Russian company improves robotic CCTV survey systems
Data provided by the Moscow Water Mains Company (Moscodoprovod) in Russia shows that the accuracy of leak detectors' operation can be as low as 85% when devices are employed in a large city with high water supply facility density. In these cases, the water company employs CCTV systems, such as the TARIS P-100 module, designed and manufactured by Moscow-based TARIS.
The P-100 wheeled robot is used to inspect pipes with diameters varying from 100 mm to 400 mm, over sections up to 150 metres in length. A colour pan and tilt camera is employed for the purpose. Pressure inside the pipes is released prior to the CCTV survey. The P-100 inspection system allows inspection of dry mainlines with P-100 robot but partially filled collectors with W-100 Floating Module and wells with colour pan and rotate camera.
From June 2003, the diameter range of the P-100 robot was increased to include 90 mm to 900 mm by modernising the control station, adding extra lights, a camera-lifting mechanism and a new video camera with the zoom option. Moreover, the inspected pipeline length was increased to 200 m with a more powerful cable drum driving gear, bigger diameter wheels with tread tires, bushes for widening the track size and an overall increase in the robot's weight.
In May 2003, TARIS introduced a new option for the P-200 Inspection System, (based on the P-200 wheeled tractor), the C-200 Cutting System and W-400 Floating System, which is an optical system of in-pipe defect and object size measurement.
Insta-Dam stops major service disruptions
The new Insta-Dam line stopping system eliminates major service disruptions and shutdowns of critical water, wastewater and gas distribution systems for general maintenance and repair, according to its manufacturer Seven Trent Systems.
The system incorporates patented "stopper" technology including cylindrical and bullet shapes to temporarily block the flow of water or gas in pipes ranging in size from 3/4-inch to 4 inches.
Suitable for cast iron, asbestos cement, steel pit cast, ductile iron and plastic pipe, Insta-Dam requires no environmental contaminants, such as chlorofluorocarbons, including Freon. Rated to 100 PSI, Insta-Dam is efficient for changing water meters and backflow prevention. The system can be converted for stand-alone line tapping, given its compatibility with Severn Trent's Hydra-Stop product line, including Insta-Valve™.
Severn Trent Services
Fort Washington, Pennsylvania, USA
Leak detector uses hydrogen as tracer gas
The H2000™ uses hydrogen as a tracer gas to detect leaks, providing another choice in leak detection in addition to a water bath, pressure decay or a mass spectrometer.

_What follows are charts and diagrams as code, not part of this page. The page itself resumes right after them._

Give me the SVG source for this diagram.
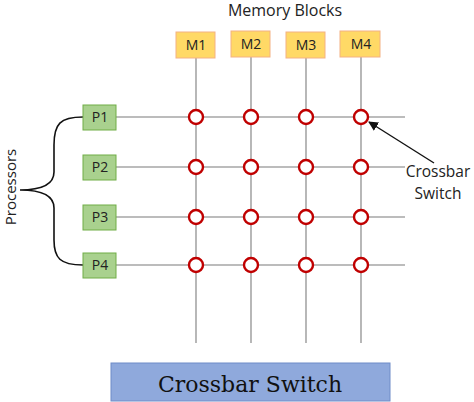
<svg xmlns="http://www.w3.org/2000/svg" width="474" height="402" viewBox="0 0 474 402">
<defs>
<style>
.mem rect{fill:#FFD966;stroke:#F4B183;stroke-width:1}
.proc rect{fill:#A9D18E;stroke:#70AD47;stroke-width:1}
.lbl{font-family:"Open Sans","Liberation Sans",sans-serif;font-size:14px;fill:#222;text-anchor:middle}
.wire{stroke:#A6A6A6;stroke-width:1.6;fill:none}
.sw{fill:#fff;stroke:#C00000;stroke-width:2.4}
.txt{font-family:"Open Sans","Liberation Sans",sans-serif;fill:#222}
</style>
<marker id="ah" viewBox="0 0 10 10" refX="9" refY="5" markerWidth="7" markerHeight="7" orient="auto">
<path d="M0,0 L10,5 L0,10 z" fill="#111"/>
</marker>
</defs>
<rect width="474" height="402" fill="#fff"/>
<g id="connectors">
<line class="wire" x1="196" y1="58" x2="196" y2="343"/>
<line class="wire" x1="251" y1="57" x2="251" y2="343"/>
<line class="wire" x1="306" y1="58" x2="306" y2="343"/>
<line class="wire" x1="361" y1="57" x2="361" y2="343"/>
<line class="wire" x1="116" y1="117" x2="405" y2="117"/>
<line class="wire" x1="116" y1="167" x2="405" y2="167"/>
<line class="wire" x1="116" y1="217" x2="405" y2="217"/>
<line class="wire" x1="116" y1="265" x2="405" y2="265"/>
<path d="M83,117 C60,117 54,124 54,145 L54,172 C54,186 40,190 20,190 C40,190 54,194 54,208 L54,240 C54,258 60,265 83,265" fill="none" stroke="#111" stroke-width="1.6"/>
<line x1="434" y1="163" x2="369" y2="122" stroke="#111" stroke-width="1.4" marker-end="url(#ah)"/>
</g>
<g id="switches">
<circle class="sw" cx="196" cy="117" r="7"/><circle class="sw" cx="251" cy="117" r="7"/><circle class="sw" cx="306" cy="117" r="7"/><circle class="sw" cx="361" cy="117" r="7"/>
<circle class="sw" cx="196" cy="167" r="7"/><circle class="sw" cx="251" cy="167" r="7"/><circle class="sw" cx="306" cy="167" r="7"/><circle class="sw" cx="361" cy="167" r="7"/>
<circle class="sw" cx="196" cy="217" r="7"/><circle class="sw" cx="251" cy="217" r="7"/><circle class="sw" cx="306" cy="217" r="7"/><circle class="sw" cx="361" cy="217" r="7"/>
<circle class="sw" cx="196" cy="265" r="7"/><circle class="sw" cx="251" cy="265" r="7"/><circle class="sw" cx="306" cy="265" r="7"/><circle class="sw" cx="361" cy="265" r="7"/>
</g>
<g id="M1" class="mem"><rect x="176" y="32" width="39" height="26"/><text class="lbl" x="196" y="50">M1</text></g>
<g id="M2" class="mem"><rect x="231" y="31" width="39" height="26"/><text class="lbl" x="251" y="49">M2</text></g>
<g id="M3" class="mem"><rect x="286" y="32" width="39" height="26"/><text class="lbl" x="306" y="50">M3</text></g>
<g id="M4" class="mem"><rect x="340" y="31" width="40" height="26"/><text class="lbl" x="361" y="49">M4</text></g>
<g id="P1" class="proc"><rect x="83" y="105" width="33" height="25"/><text class="lbl" x="100" y="122">P1</text></g>
<g id="P2" class="proc"><rect x="83" y="155" width="33" height="25"/><text class="lbl" x="100" y="172">P2</text></g>
<g id="P3" class="proc"><rect x="83" y="205" width="33" height="25"/><text class="lbl" x="100" y="222">P3</text></g>
<g id="P4" class="proc"><rect x="83" y="253" width="33" height="25"/><text class="lbl" x="100" y="270">P4</text></g>
<text class="txt" x="285" y="16" font-size="16" text-anchor="middle">Memory Blocks</text>
<text class="txt" transform="translate(16,187) rotate(-90)" font-size="15" text-anchor="middle">Processors</text>
<text class="txt" x="438" y="177" font-size="15.5" text-anchor="middle">Crossbar</text>
<text class="txt" x="438" y="199" font-size="15.5" text-anchor="middle">Switch</text>
<g id="crossbar">
<rect x="111" y="363" width="279" height="38" fill="#8FA9DC" stroke="#6F8CC8" stroke-width="1"/>
<text x="250" y="392" font-family="'DejaVu Serif','Liberation Serif',serif" font-size="22" fill="#111" text-anchor="middle">Crossbar Switch</text>
</g>
</svg>
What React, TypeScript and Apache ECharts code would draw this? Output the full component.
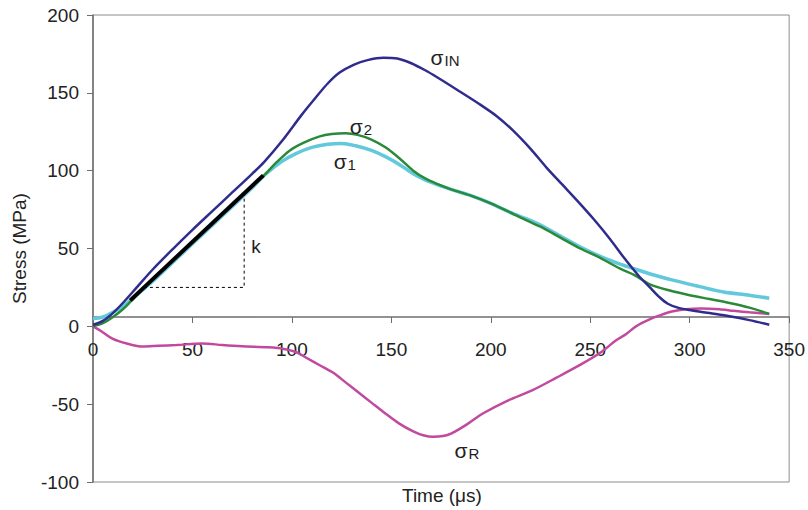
import React, { useEffect, useRef } from "react";
import * as echarts from "echarts";

// Incident stress σIN (time in µs, stress in MPa)
const tIN = [0, 5, 10, 15, 22, 30, 40, 50, 60, 70, 80, 86, 95, 105, 112, 118, 124, 131, 138, 146, 153, 160, 167, 173, 183, 194, 203, 211, 220, 228, 236, 244, 252, 260, 267, 274, 280, 285, 289, 294, 300, 310, 320, 330, 340];
const sIN = [1, 3.5, 8.5, 15, 25, 36.5, 49.5, 62, 74, 86, 98, 105.5, 119, 136, 147, 156, 163, 168, 171, 172.5, 172, 169, 164.5, 160, 152, 143, 135, 126, 114, 102, 91, 80, 68.5, 56, 44, 33, 25, 18.5, 14.5, 12, 10.5, 8.5, 6.5, 4, 1];

// Specimen stress σ2
const t2 = [0, 5, 10, 15, 19, 30, 40, 50, 60, 70, 80, 86, 92, 99, 106, 114, 120, 127, 133, 140, 147, 154, 161, 167, 173, 180, 190, 200, 210, 218, 225, 235, 245, 255, 265, 272, 280, 290, 300, 310, 320, 330, 340];
const s2 = [0, 2, 6, 11, 16, 30, 42, 54, 66, 78, 90, 97, 105, 113, 118, 122, 123.5, 124, 123, 120, 115, 108, 100, 95, 91.5, 88, 84, 79, 73, 68, 64, 57, 50, 44, 37, 33, 27, 23, 20, 17.5, 15, 12, 8];

// Specimen stress σ1
const t1 = [0, 5, 10, 15, 20, 30, 40, 50, 60, 70, 80, 87, 95, 102, 110, 118, 125, 132, 140, 147, 154, 161, 167, 173, 180, 190, 200, 210, 218, 225, 235, 245, 255, 265, 272, 282, 292, 305, 317, 330, 340];
const s1 = [5, 6, 9, 13, 18, 29, 41, 53, 65, 77, 89, 98, 106, 111, 115, 117, 117.5, 116, 113, 109, 104, 98, 94, 91, 88, 84, 79, 73, 69, 65, 58, 51, 45, 40, 37, 33, 29.5, 25.5, 22, 20, 18];

// Reflected stress σR
const tR = [0, 4, 10, 17, 25, 33, 42, 55, 65, 75, 88, 96, 102, 107, 114, 121, 127, 134, 140, 147, 154, 161, 166, 171, 176, 180, 188, 196, 208, 221, 233, 246, 255, 263, 268, 273, 279, 285, 291, 298, 306, 315, 322, 330, 340];
const sR = [0, -3, -8, -11, -13, -12.5, -12, -11, -12, -12.8, -13.5, -14.5, -16.5, -20, -25, -30, -36, -43, -49, -56, -62.5, -67.5, -70, -71, -70.5, -69, -63, -56, -48, -41, -33, -24, -17, -9, -5, 0, 4, 7, 9.5, 11, 11.5, 11, 10, 9, 8];

// Linear fit segment (slope k) and its dashed slope triangle
const fitT = [18.7, 85.6];
const fitS = [16.7, 97];
const kT = [25.6, 76, 76];
const kS = [25, 25, 85.5];

// Curve labels: [time, stress]
const labelIN = [177, 172.8];
const label2 = [134.7, 128.5];
const label1 = [126.6, 106];
const labelR = [188, -79.6];
const labelK = [82, 51];

const xTicks = { min: 0, max: 350, interval: 50 };
const yTicks = { min: -100, max: 200, interval: 50 };

const zip = (a: number[], b: number[]) => a.map((v, i) => [v, b[i]]);

const FONT = "'Liberation Sans', Arial, sans-serif";
const TEXT = "#222";
const WIDTH = 808;
const HEIGHT = 510;
const GRID = { left: 93, right: 18, top: 15, bottom: 28 };

const sigmaLabel = (sub: string, pos: number[]) => ({
  symbol: "circle",
  symbolSize: 0,
  silent: true,
  data: [{ coord: pos }],
  label: {
    show: true,
    position: "inside",
    formatter: `{a|σ}{b|${sub}}`,
    rich: {
      a: { fontSize: 21, fontFamily: FONT, color: TEXT, verticalAlign: "bottom", lineHeight: 22 },
      b: { fontSize: 15, fontFamily: FONT, color: TEXT, verticalAlign: "bottom", lineHeight: 16, padding: [0, 0, 0, 1] },
    },
  },
});

export default function App() {
  const ref = useRef<HTMLDivElement>(null);

  useEffect(() => {
    if (!ref.current) return;
    const chart = echarts.init(ref.current, null, { renderer: "svg" });
    chart.setOption({
      animation: false,
      backgroundColor: "#ffffff",
      grid: {
        ...GRID,
        show: true,
        borderColor: "#8c8c8c",
        borderWidth: 1,
        backgroundColor: "transparent",
      },
      xAxis: {
        type: "value",
        ...xTicks,
        axisLine: { onZero: false, lineStyle: { color: "#6e6e6e", width: 1.5 } },
        axisTick: { show: true, length: 6, lineStyle: { color: "#6e6e6e" } },
        axisLabel: { fontSize: 19, fontFamily: FONT, color: TEXT, margin: 23 },
        splitLine: { show: false },
      },
      yAxis: {
        type: "value",
        ...yTicks,
        name: "Stress (MPa)",
        nameLocation: "middle",
        nameGap: 64,
        nameTextStyle: { fontSize: 19, fontFamily: FONT, color: TEXT },
        axisLine: { show: true, onZero: false, lineStyle: { color: "#6e6e6e", width: 1.5 } },
        axisTick: { show: true, length: 6, lineStyle: { color: "#6e6e6e" } },
        axisLabel: { fontSize: 19, fontFamily: FONT, color: TEXT, margin: 14 },
        splitLine: { show: false },
      },
      graphic: [
        {
          type: "text",
          left: 402,
          top: 486,
          style: { text: "Time (μs)", fontSize: 19, fontFamily: FONT, fill: TEXT },
        },
      ],
      series: [
        {
          name: "σR",
          type: "line",
          data: zip(tR, sR),
          showSymbol: false,
          smooth: 0.3,
          lineStyle: { color: "#c24a9e", width: 2.5 },
          markPoint: sigmaLabel("R", labelR),
        },
        {
          name: "σ1",
          type: "line",
          data: zip(t1, s1),
          showSymbol: false,
          smooth: 0.3,
          lineStyle: { color: "#62c8dc", width: 3.5 },
          markPoint: sigmaLabel("1", label1),
        },
        {
          name: "σ2",
          type: "line",
          data: zip(t2, s2),
          showSymbol: false,
          smooth: 0.3,
          lineStyle: { color: "#2a8a3a", width: 2.5 },
          markPoint: sigmaLabel("2", label2),
        },
        {
          name: "σIN",
          type: "line",
          data: zip(tIN, sIN),
          showSymbol: false,
          smooth: 0.3,
          lineStyle: { color: "#302c8e", width: 2.5 },
          markPoint: sigmaLabel("IN", labelIN),
        },
        {
          name: "fit",
          type: "line",
          data: zip(fitT, fitS),
          showSymbol: false,
          lineStyle: { color: "#000000", width: 4 },
        },
        {
          name: "k",
          type: "line",
          data: zip(kT, kS),
          showSymbol: false,
          lineStyle: { color: "#000000", width: 1, type: [3, 3] },
          markPoint: {
            symbol: "circle",
            symbolSize: 0,
            silent: true,
            data: [{ coord: labelK }],
            label: { show: true, position: "inside", formatter: "k", fontSize: 19, fontFamily: FONT, color: TEXT },
          },
        },
      ],
    });

    // Move the time axis (line, ticks and labels) up to stress = 0
    const zeroY = chart.convertToPixel({ yAxisIndex: 0 }, 0) as number;
    const bottomY = HEIGHT - GRID.bottom;
    chart.setOption({ xAxis: { offset: zeroY - bottomY } });

    return () => chart.dispose();
  }, []);

  return (
    <div
      ref={ref}
      style={{ position: "fixed", left: 0, top: 0, width: WIDTH, height: HEIGHT, background: "#fff" }}
    />
  );
}
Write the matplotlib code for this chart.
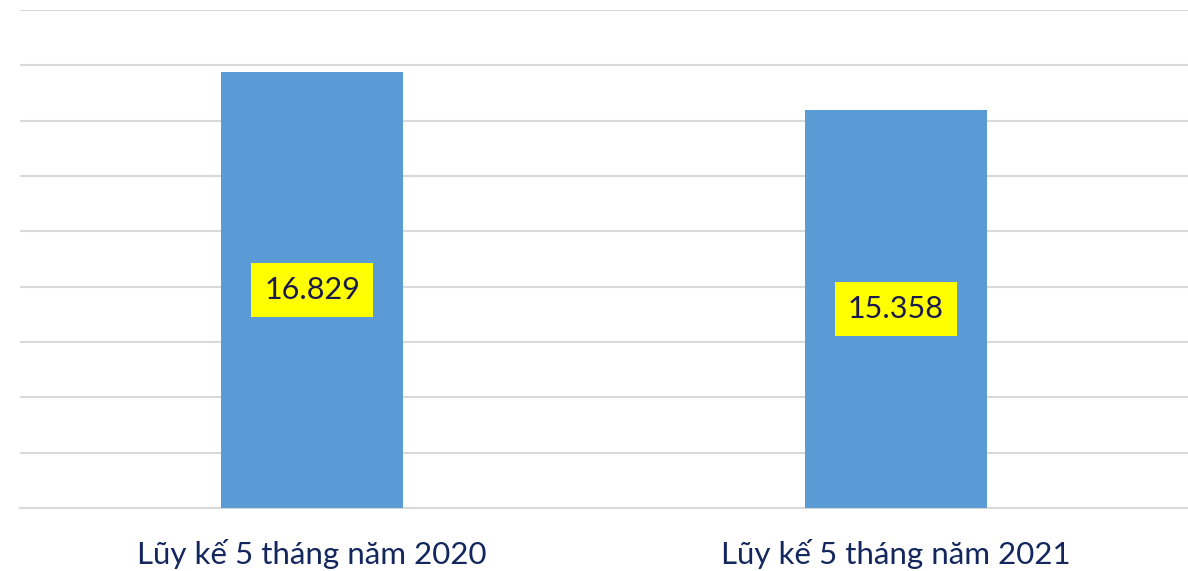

The compact system is sensitive to hydrogen gas and can be used to detect leaks that are smaller than a bacteria. The system uses a safe 5% hydrogen in 95% nitrogen mixture.
The H2000 can be used for leak detection in tough factory environments and is easy to move around when searching for leaks on large objects. The electronic device minimises problems with background interference because hydrogen gas is dissipated much quicker than other gases. The instrument features a standard probe with no sample suction, so dust contamination is prevented.
Sensistor Technologies, Inc.
North Billerica, Massachusetts, USA
Barnard steel pipes complete Slough outfall
Steel pipes and pipe fittings from the UK company Barnard are helping Laing O'Rourke bring the Slough sewage treatment works in line with new outfall consents, which come into effect at the end of 2005.
Construction began on the £16-million project in April 2003 as part of the Trident North Alliance with Thames Water and includes many different fittings from Barnard, a company that fabricates steel pipes for the water industry. Each Barnard pipe is coated and tested in-house with Scotchcote 206N, DWI 25(1) (a)-approved fusion-bonded epoxy coating, and complies with the WIS 4:52:01 Water Industry Standard for anti-corrosion coatings. Items that have been supplied to the project include bellmouths, puddle pipes and the 1,200-mm-diameter inverted siphon inlet feed that incorporates a magflow bypass facility.
Scheduled for completion at the end of 2004, the project will enable effluent to be discharged at Slough via a new outfall pipeline into the Round Moor Ditch, a Thames tributary.